Ogni intervento di restauro per Ciatti era considerato “da manuale”, nel senso che riteneva fondamentale lasciare traccia scritta precisa e circostanziata delle varie fasi di ogni intervento, affinché altri colleghi, in tutto il mondo, potessero acquisire le conoscenze del caso in questione.

Chi l’ha conosciuto bene e ha condiviso, da dirigente, innumerevoli interventi di restauro che vedevano impegnato in prima persona Marco Ciatti, è stata Cristina Acidini, già soprintendente per il Polo Museale Fiorentino, ma anche dirigente dell’Opificio per ben due volte tra il 2000 e il 2012; e proprio 12 anni fa Ciatti le subentrò alla guida dell’istituto di restauro dove poi ha concluso la sua carriera.

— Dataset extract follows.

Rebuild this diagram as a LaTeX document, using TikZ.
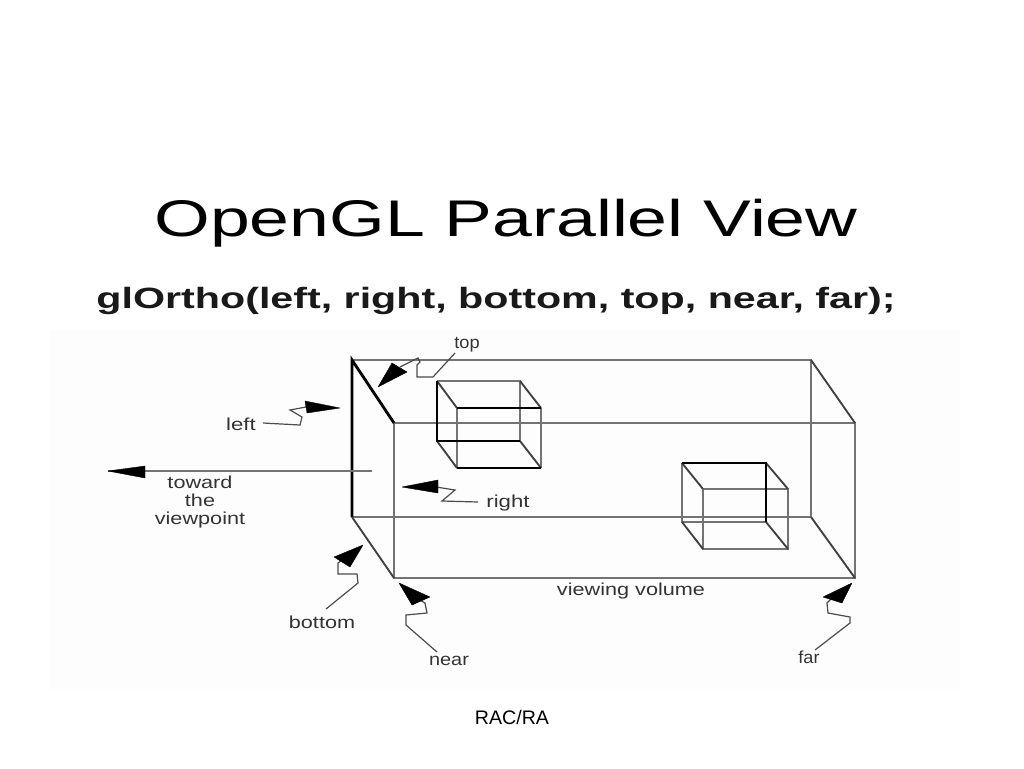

“A poche ore dalla sua scomparsa – dice Acidini – è difficile credere, e ancora più accettare, che Marco Ciatti non sia più con noi. Lo sapevamo sofferente, in lotta da dieci anni con la malattia, lo sapevamo aggravato; e tuttavia volevamo credere che anche stavolta avrebbe superato il frangente difficile, da combattente discreto e tenace qual era, e che sarebbe ricomparso in qualche incontro culturale, elegante e pacato come sempre. Marco Ciatti ha diviso la sua vita tra la famiglia e la professione – la sua professione di storico dell’arte votato al restauro – portando in ogni campo e in ogni circostanza il suo contributo di dedizione appassionata, competenza a tutta prova, onestà intellettuale e senso di responsabilità”.

Acidini ricorda poi che “nel corso di tutto il mio servizio per i beni culturali e specialmente tra il 2000 e il 2008, durante il mio mandato di soprintendente dell’Opificio delle Pietre Dure di Firenze (dove Marco ha svolto pressoché tutta la sua carriera da funzionario a soprintendente a sua volta), abbiamo lavorato fianco a fianco in interventi innumerevoli che hanno approfondito conoscenze e recuperato capolavori in tutta Italia, portando anche all’estero questo specialistico know how così radicato a Firenze. In ogni progetto, così come nell’attività di docente nella scuola dell’Opificio e nell’università, ha coltivato lo studio, incoraggiato la ricerca, sostenuto l’applicazione dell’unità di metodo contro l’incoerenza e l’approssimazione. Resterà sempre il ricordo prezioso delle sue doti umane, oltre che professionali: la saggezza, la chiarezza, la blanda ironia. Quanto a lui, già ne sentiamo la mancanza”.